The 1980 election infuriated her. To a television producer who wanted her to appear in a series called Cultural Conservatism she wrote: “This year in particular, I would be ashamed to be connected with the so-called Conservatives in any way. Their anti-abortion stand is outrageous–and so is their mixture of politics with religion.”

In view of all this, one quakes for the fan who asked her to decorate an Easter egg for his collection, but she’s gentle with him–and uncharacteristically arch: “Unfortunately, my schedule is such that this is the first chance I had to answer you, let alone to permit myself the luxury of attempting to paint. Since you needed the egg by March 15, shall I send it back to you undecorated?”

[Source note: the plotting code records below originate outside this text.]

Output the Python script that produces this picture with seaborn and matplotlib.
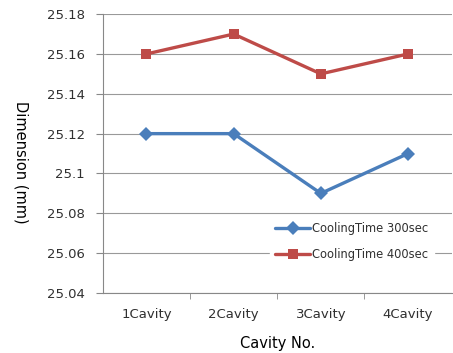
import numpy as np
import pandas as pd
import seaborn as sns
import matplotlib.pyplot as plt
from matplotlib.ticker import FuncFormatter, FixedLocator

cavities = ['1Cavity', '2Cavity', '3Cavity', '4Cavity']
time_300 = [25.12, 25.12, 25.09, 25.11]
time_400 = [25.16, 25.17, 25.15, 25.16]

df = pd.DataFrame({
    'Cavity': list(range(len(cavities))) * 2,
    'Dimension': time_300 + time_400,
    'Series': ['CoolingTime 300sec'] * 4 + ['CoolingTime 400sec'] * 4,
})

sns.set_style('white')
plt.rcParams['font.family'] = ['DejaVu Sans']
txt = '#303030'

fig = plt.figure(figsize=(4.53, 3.53), dpi=100)
ax = fig.add_axes([0.227, 0.17, 0.77, 0.79])

sns.lineplot(data=df, x='Cavity', y='Dimension', hue='Series', style='Series',
             palette=['#4a7ebb', '#be4b48'], markers=['D', 's'], dashes=False,
             markersize=7, linewidth=2.4, markeredgewidth=0, ax=ax)

ax.set_xlim(-0.5, 3.5)
ax.set_ylim(25.04, 25.18)
ax.set_yticks(np.arange(25.04, 25.181, 0.02))
ax.yaxis.set_major_formatter(FuncFormatter(lambda v, p: '%g' % round(v, 2)))
ax.set_xticks(range(4))
ax.set_xticklabels(cavities)
ax.xaxis.set_minor_locator(FixedLocator([0.5, 1.5, 2.5]))
ax.tick_params(axis='x', which='major', length=0, labelsize=9.5, pad=11, labelcolor=txt)
ax.tick_params(axis='x', which='minor', bottom=True, length=4, color='#888888')
ax.tick_params(axis='y', left=True, length=5, color='#888888', labelsize=9.5,
               pad=8, labelcolor=txt)
ax.grid(axis='y', color='#999999', linewidth=0.8)
ax.set_axisbelow(True)
for s in ['top', 'right']:
    ax.spines[s].set_visible(False)
for s in ['left', 'bottom']:
    ax.spines[s].set_color('#888888')

ax.set_xlabel('Cavity No.', fontsize=10.5, color='black', va='center')
ax.xaxis.set_label_coords(0.5, -0.18)
ax.set_ylabel('Dimension (mm)', fontsize=10.5, rotation=270, color='black',
              va='center')
ax.yaxis.set_label_coords(-0.235, 0.47)

leg = ax.legend(loc='lower right', bbox_to_anchor=(0.965, 0.075), frameon=True,
                fontsize=8.3, handlelength=3.0, borderpad=0.5, labelspacing=1.1,
                handletextpad=0.15)
leg.get_frame().set_edgecolor('white')
leg.get_frame().set_alpha(1)
for t in leg.get_texts():
    t.set_color(txt)

fig.savefig('out.png', dpi=100)
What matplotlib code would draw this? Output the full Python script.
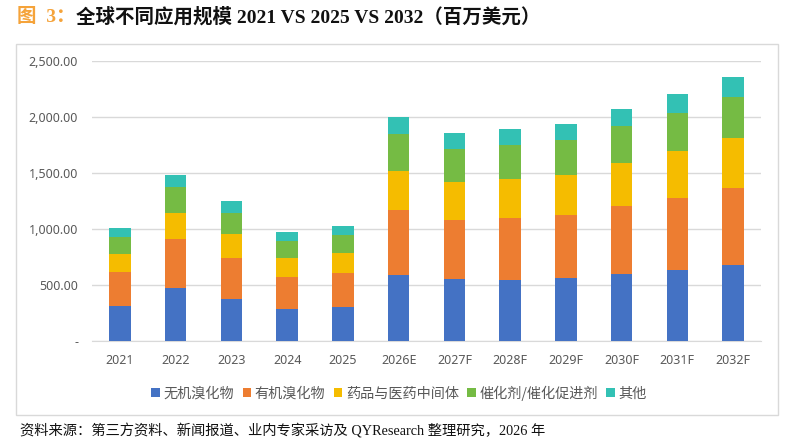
import matplotlib
matplotlib.use("Agg")
import matplotlib.pyplot as plt
import numpy as np
from matplotlib.patches import Rectangle
from matplotlib.ticker import FuncFormatter, MultipleLocator

plt.rcParams['font.family'] = ['Noto Sans', 'Noto Sans CJK SC', 'DejaVu Sans']

categories = ["2021", "2022", "2023", "2024", "2025", "2026E", "2027F",
              "2028F", "2029F", "2030F", "2031F", "2032F"]
series_names = ["无机溴化物", "有机溴化物", "药品与医药中间体", "催化剂/催化促进剂", "其他"]
inorganic = [312, 476, 378, 288, 306, 589, 556, 547, 565, 601, 637, 681]
organic = [304, 435, 363, 283, 301, 581, 527, 554, 563, 607, 642, 688]
pharma = [161, 235, 214, 170, 181, 351, 339, 348, 354, 384, 420, 446]
catalyst = [154, 226, 191, 152, 161, 330, 295, 301, 313, 328, 337, 364]
others = [81, 110, 107, 83, 80, 152, 143, 146, 145, 154, 172, 181]
colors = ["#4472C4", "#ED7D31", "#F5BC00", "#75BB44", "#33C1B4"]

W, H = 791, 445
fig = plt.figure(figsize=(W / 100, H / 100), dpi=100)

# chart box
fig.patches.append(Rectangle((16 / W, 1 - 415 / H), (778 - 16) / W, (415 - 44) / H,
                             transform=fig.transFigure, fill=False,
                             edgecolor="#D9D9D9", linewidth=1))

ax = fig.add_axes([92 / W, 1 - 341 / H, (761 - 92) / W, (341 - 61) / H])
x = np.arange(len(categories))
bottom = np.zeros(len(categories))
for name, vals, c in zip(series_names, [inorganic, organic, pharma, catalyst, others], colors):
    ax.bar(x, vals, width=0.39, bottom=bottom, color=c, label=name, zorder=3)
    bottom += np.array(vals)

ax.set_xlim(-0.5, len(categories) - 0.5)
ax.set_ylim(0, 2500)
ax.yaxis.set_major_locator(MultipleLocator(500))
ax.yaxis.set_major_formatter(FuncFormatter(lambda v, p: "-" if v == 0 else f"{v:,.2f}"))
ax.grid(axis="y", color="#D9D9D9", linewidth=1, zorder=0)
ax.set_axisbelow(True)
for s in ["top", "right", "left"]:
    ax.spines[s].set_visible(False)
ax.spines["bottom"].set_color("#D9D9D9")
ax.tick_params(axis="both", length=0, labelsize=9, labelcolor="#595959")
ax.tick_params(axis="y", pad=10)
ax.tick_params(axis="x", pad=9)
ax.set_xticks(x)
ax.set_xticklabels(categories)

leg = fig.legend(loc="center", bbox_to_anchor=(399 / W, 1 - 393 / H), ncol=5, frameon=False,
                 prop={"family": ["Noto Sans CJK SC"], "size": 10.2},
                 handlelength=0.6, handleheight=0.6, handletextpad=0.25, columnspacing=0.6)
for t in leg.get_texts():
    t.set_color("#595959")

# title
t1 = fig.text(17 / W, 1 - 17 / H, "图  3：", ha="left", va="center",
              fontsize=14, fontweight="bold", color="#F5A33A",
              family=["Liberation Serif", "Noto Sans CJK SC"])
fig.canvas.draw()
ax.annotate("全球不同应用规模 2021 VS 2025 VS 2032（百万美元）", xy=(1, 0.5), xycoords=t1,
            ha="left", va="center", fontsize=14, fontweight="bold", color="#111111",
            family=["Liberation Serif", "Noto Sans CJK SC"], annotation_clip=False)

fig.text(20 / W, 1 - 431 / H, "资料来源：第三方资料、新闻报道、业内专家采访及 QYResearch 整理研究，2026 年",
         ha="left", va="center", fontsize=10.3, color="#111111",
         family=["Liberation Serif", "Noto Sans CJK SC"])

fig.savefig("out.png", dpi=100)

Her most notorious trait emerges in a letter to Archibald Ogden, editor of The Fountainhead, who was to supply an introduction to the 25th-anniversary edition. In his draft he made the mistake of relating the funny things that happened during the editing of the book, and was promptly hit by a Scud missive: “You are entitled to your own views about humor. But you know mine, and you chose to ignore them–and there is no meeting ground.” She cast him out and wrote the introduction herself.

This book reeks of the sycophancy that Miss Rand always inspired, from its terse little editor’s notes to Leonard Peikoff’s grim promise that “an authorized biography of Ayn Rand will appear in due course.” Considering that her birthday is given incorrectly here, it would appear that Peikoff and Berliner aren’t even very good sycophants.